Image Courtesy: Stree
The title “Sitting in a cage” metaphorically refers to Bengali Hindu widows who were caged within their homes bythe rigid patriarchal rules defined for them by society. The book traces the period from the passing of the Widow Remarriage Act in 1856 to the 1940s. The accounts/testimonies of the widows described by Dutta are distressing because many women sincerely believed that their sorrows were due to sins of their previous births. Thus, they rigidly/religiously stuck to every single ritual imposed on them without ever raising questions. There are repeated references to their practice of fasting on Ekadashi, which falls on the day after Dashami of every lunar month. On this day, a widow ought to fast the whole day without a drop of water. [The book recounts an incident when during the cholera epidemic if a widow-victim of cholera happened to fall sick on Ekadashi, she had to die because she was not permitted even a drop of water. One pregnant widow, who happened to get labour pains on Ekadashi day, was delivered of a stillborn child the next morning because she could not bear the pains without a drop of water!
There are also instances where widows who had inherited a lot of wealth and land after their husband’s death, learnt how to manage and control that wealth.
In the beginning, they were ensured of a good monthly allowance and good living quarters with the money from their own wealth. However, the money-orders soon stopped. The women were strongly pressurized by their in-laws to go away to Kashi (Benares) to attain salvation so they would not be widowed in their next birth. In the beginning, One such widow who had inherited half the zamindari of her husband’s family was discovered by the author (when the latter went on a pilgrimage to Kashi) in a dharamsala for destitute widows, naked, muttering to herself that she only had two torn sarees and so, preferred to “save” them for the evenings.

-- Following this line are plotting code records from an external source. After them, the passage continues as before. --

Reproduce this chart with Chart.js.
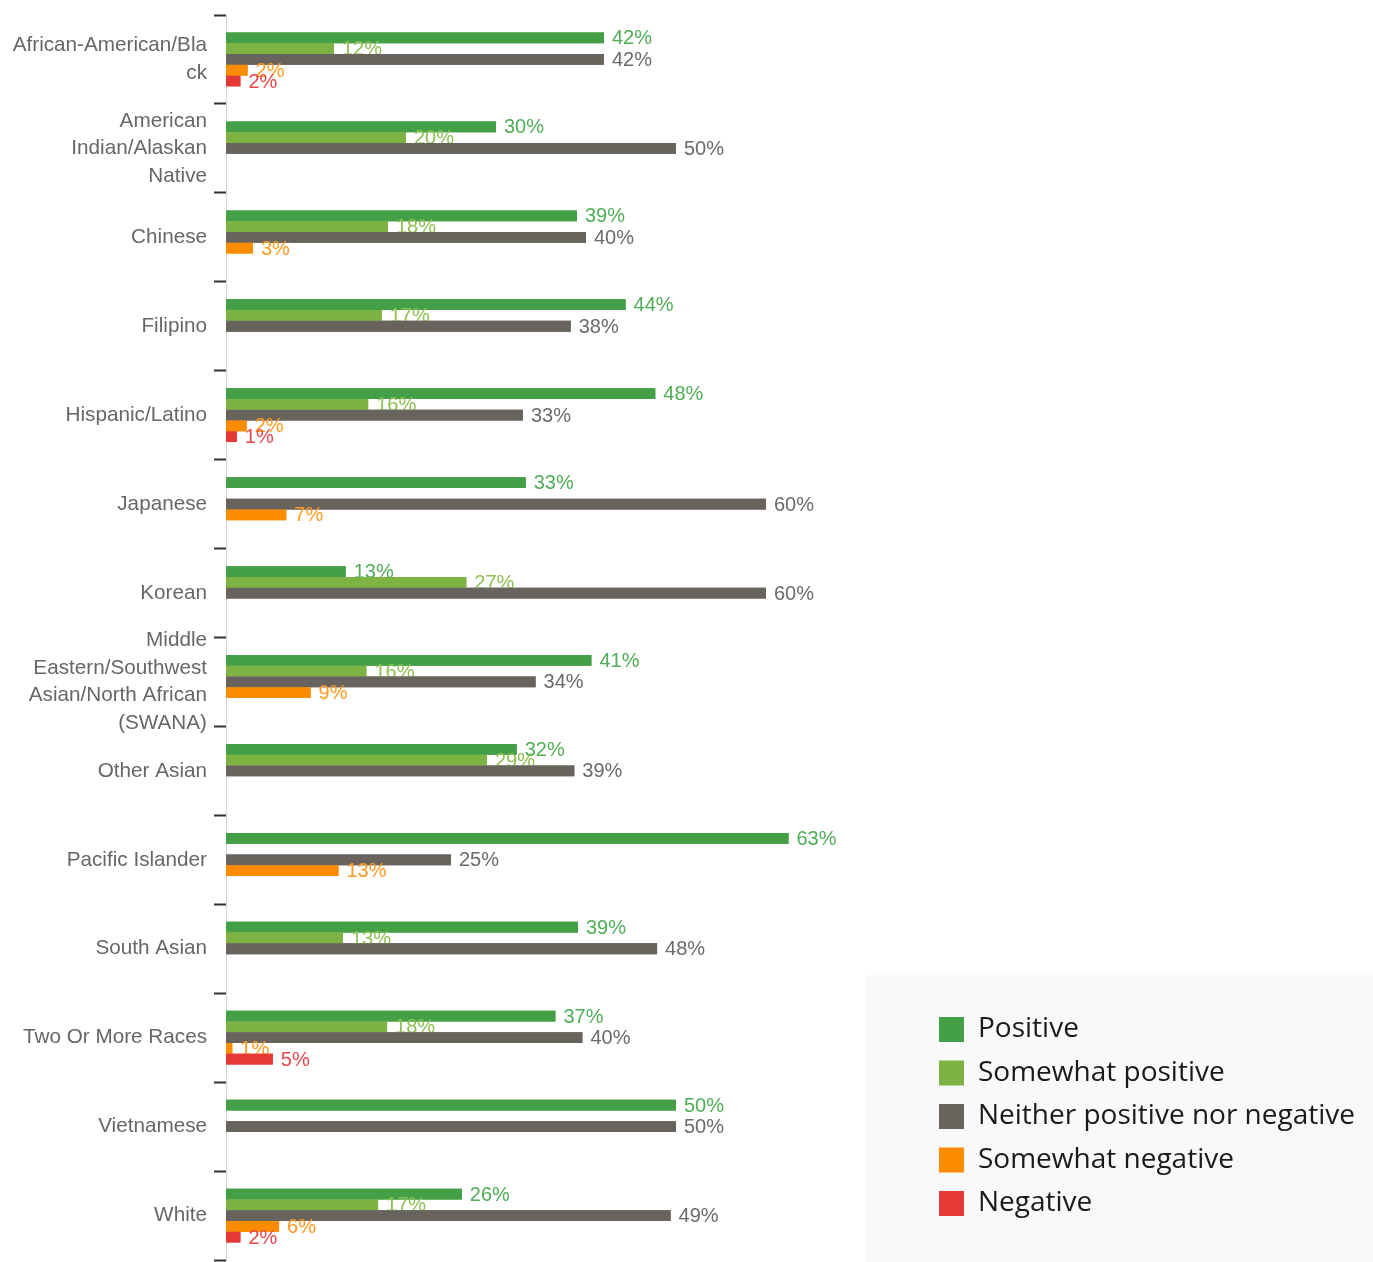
<!DOCTYPE html>
<html>
<head>
<meta charset="utf-8">
<script src="https://cdn.jsdelivr.net/npm/chart.js@4.4.1/dist/chart.umd.min.js"></script>
<style>
  html, body { margin: 0; padding: 0; background: #ffffff; }
  #wrap { position: relative; width: 1373px; height: 1262px; }
  canvas { display: block; }
</style>
</head>
<body>
<div id="wrap"><canvas id="c" width="1373" height="1262"></canvas></div>
<script>
// ---- data ----
const categories = [
  "African-American/Black", "American Indian/Alaskan Native", "Chinese", "Filipino",
  "Hispanic/Latino", "Japanese", "Korean", "Middle Eastern/Southwest Asian/North African (SWANA)",
  "Other Asian", "Pacific Islander", "South Asian", "Two Or More Races", "Vietnamese", "White"
];
const tickLabels = [
  ["African-American/Bla", "ck"],
  ["American", "Indian/Alaskan", "Native"],
  "Chinese",
  "Filipino",
  "Hispanic/Latino",
  "Japanese",
  "Korean",
  ["Middle", "Eastern/Southwest", "Asian/North African", "(SWANA)"],
  "Other Asian",
  "Pacific Islander",
  "South Asian",
  "Two Or More Races",
  "Vietnamese",
  "White"
];
const seriesNames = ["Positive", "Somewhat positive", "Neither positive nor negative", "Somewhat negative", "Negative"];
const positive         = [42.0, 30, 39, 44.4, 47.7, 33.3, 13.3, 40.6, 32.3, 62.5, 39.1, 36.6, 50, 26.2];
const somewhatPositive = [12.0, 20, 18, 17.3, 15.8, null, 26.7, 15.6, 29.0, null, 13.0, 17.9, null, 16.9];
const neither          = [42.0, 50, 40, 38.3, 33.0, 60, 60, 34.4, 38.7, 25, 47.9, 39.6, 50, 49.4];
const somewhatNegative = [2.4, null, 3, null, 2.3, 6.7, null, 9.4, null, 12.5, null, 0.7, null, 5.9];
const negative         = [1.6, null, null, null, 1.2, null, null, null, null, null, null, 5.2, null, 1.6];

// ---- styles ----
const barColors   = ["#43a047", "#7cb342", "#68635d", "#fb8c00", "#e53935"];
const labelColors = ["#4fae55", "#8cc152", "#6a6a6a", "#ff9a1f", "#e8474a"];
const PX_PER_PERCENT = 9;

const seriesValues = [positive, somewhatPositive, neither, somewhatNegative, negative];

const valueLabels = {
  id: 'valueLabels',
  afterDatasetsDraw(chart) {
    const ctx = chart.ctx;
    chart.data.datasets.forEach((ds, i) => {
      const meta = chart.getDatasetMeta(i);
      if (meta.hidden) return;
      ctx.save();
      // redraw this dataset's bars so that later labels stack like the original
      meta.data.forEach((el, j) => { if (ds.data[j] != null) el.draw(ctx); });
      ctx.font = '20px "Liberation Sans", Arial, sans-serif';
      ctx.fillStyle = labelColors[i];
      ctx.textBaseline = 'middle';
      ctx.textAlign = 'left';
      meta.data.forEach((el, j) => {
        const v = ds.data[j];
        if (v == null) return;
        ctx.fillText(Math.round(v) + '%', el.x + 8, el.y + 1);
      });
      ctx.restore();
    });
  }
};

const legendPanel = {
  id: 'legendPanel',
  afterLayout(chart) {
    const L = chart.legend;
    if (!L) return;
    L.left = 923.5;
    L.right = chart.width;
    L.width = L.right - L.left;
    L.bottom = 1233;
    L.height = L.bottom - L.top;
  },
  beforeDraw(chart) {
    const ctx = chart.ctx;
    ctx.save();
    ctx.fillStyle = '#f9f9fb';
    ctx.fillRect(865, 975, chart.width - 865, chart.height - 975);
    ctx.restore();
  }
};

new Chart(document.getElementById('c'), {
  type: 'bar',
  data: {
    labels: categories,
    datasets: seriesNames.map((name, i) => ({
      label: name,
      data: seriesValues[i],
      backgroundColor: barColors[i],
      borderWidth: 0,
      barPercentage: 1.0,
      categoryPercentage: 0.605
    }))
  },
  options: {
    indexAxis: 'y',
    responsive: false,
    animation: false,
    events: [],
    layout: { padding: { top: 15, right: 0, bottom: 2, left: 0 } },
    scales: {
      x: {
        display: false,
        bounds: 'data',
        min: 0,
        afterDataLimits: (s) => { s.min = 0; s.max = s.width / PX_PER_PERCENT; }
      },
      y: {
        afterFit: (s) => { s.width = 226; s.paddingTop = 0; s.paddingBottom = 0; },
        grid: {
          display: true,
          offset: true,
          drawOnChartArea: false,
          drawTicks: true,
          tickLength: 12,
          tickWidth: 2,
          tickColor: '#333333'
        },
        border: { display: true, color: '#d4d4d4', width: 1 },
        ticks: {
          padding: 7,
          color: '#666666',
          font: { family: '"Liberation Sans", Arial, sans-serif', size: 20.7, lineHeight: 1.33 },
          autoSkip: false,
          callback: (v, i) => tickLabels[i]
        }
      }
    },
    plugins: {
      tooltip: { enabled: false },
      legend: {
        display: true,
        position: 'right',
        align: 'end',
        labels: {
          font: { family: '"Open Sans", "Noto Sans", sans-serif', size: 28 },
          color: '#1a1a1a',
          boxWidth: 25,
          boxHeight: 25,
          padding: 15.5
        }
      }
    }
  },
  plugins: [valueLabels, legendPanel]
});
</script>
</body>
</html>
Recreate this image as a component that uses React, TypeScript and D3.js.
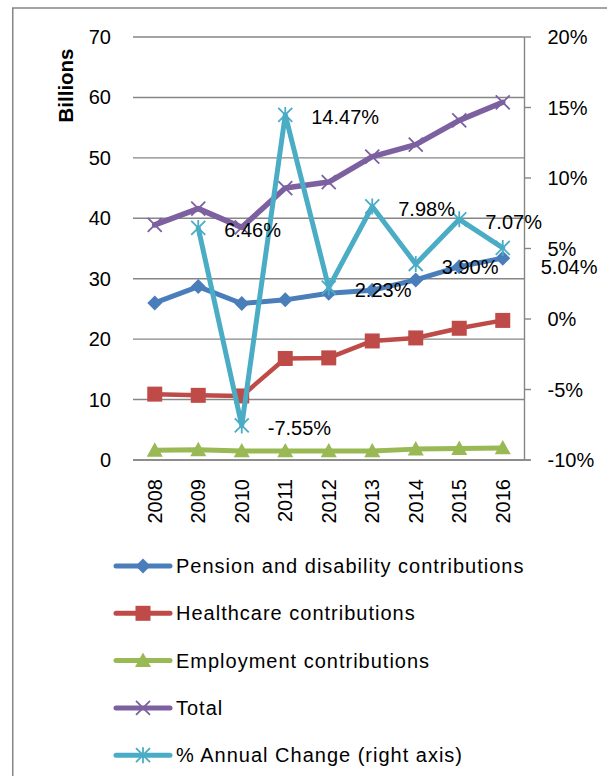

“I have no documented proof for my stories,” writes Dutta. “They have been culled from my memories, seen, heard and hearsay. But they are all true and they all have one thing in common: the torture of humanity in the name of widow rituals.”
The chapter on sons with a mother-complex is shocking too. Little-known stories about the wives of great men like Ishwar Chandra Vidyasagar (who triggered the law on widow remarriage), Ramendra Sunder Tribedi, Dr Khetresh Chandra Chattopadhyay, the noted poet Satyendranath Dutta and others are sprinkled generously. The author relates the tragedy of their wives, their oppression at the hands of their in-laws due to the fact that they had socially committed husbands whose commitment to their respective mothers far over-ruled a minimal sense of humanity towards their own wives. Ishwar Chandra Vidyasagar’s mother Bhagabati Devi, writes Dutta, would dictate to her daughter-in-law Dinomoyi precisely how she had to chop potatoes for the day’s vegetable dish. When Dinamoyi expressed her wish to learn the three R’s, her husband was happy. But Bhagabati Devi put her foot down and that was the end of Dinomoyi’s dreams to educate herself. Satyen Dutta, a noted poet of his time, had once confessed to his friends that despite being a married man, he led a celibate life because his mother did not allow him to sleep with his wife. Instead of chiding him for such inhuman behaviour, one of his friends bowed to him in reverence, equating him to God! Strangely, none of Dutta’s poetry hints at this tragic side of his life. His poems are odes to love, romance, and the sweet happiness that evolves between a man and a woman.
What stands out is that these real-life stories of women’s oppression are related against the backdrop of aristocratic, wealthy, educated and some very famous Bengali families. A few of the subjects, like Sibmohini Devi, were remarried at the behest of Ishwar Chandra Vidyasagar himself. But this was possible because she ventured to walk out of her parents’ home with a friendly neighbour’s family. The author is not biased against men. This comes across in her ode to Surendranath Tagore who was extremely supportive of his wife Sagna Devi who took sanyas later in life. This, in spite of his wife’s indifference and her inclination to spiritualism. Dutta celebrates the memory of Sagna’s mother-in-law, Jnanada Sundari Tagore.
One hopes that an English translation of this prized piece would soon be out so that these stories of subjugation and humiliation could highlight the changes that have swept the lives of Indian women today. But the widows of Varanasi and Vrindavan, mostly drawn from Bengal, still live out similar stories through the debris of their lives.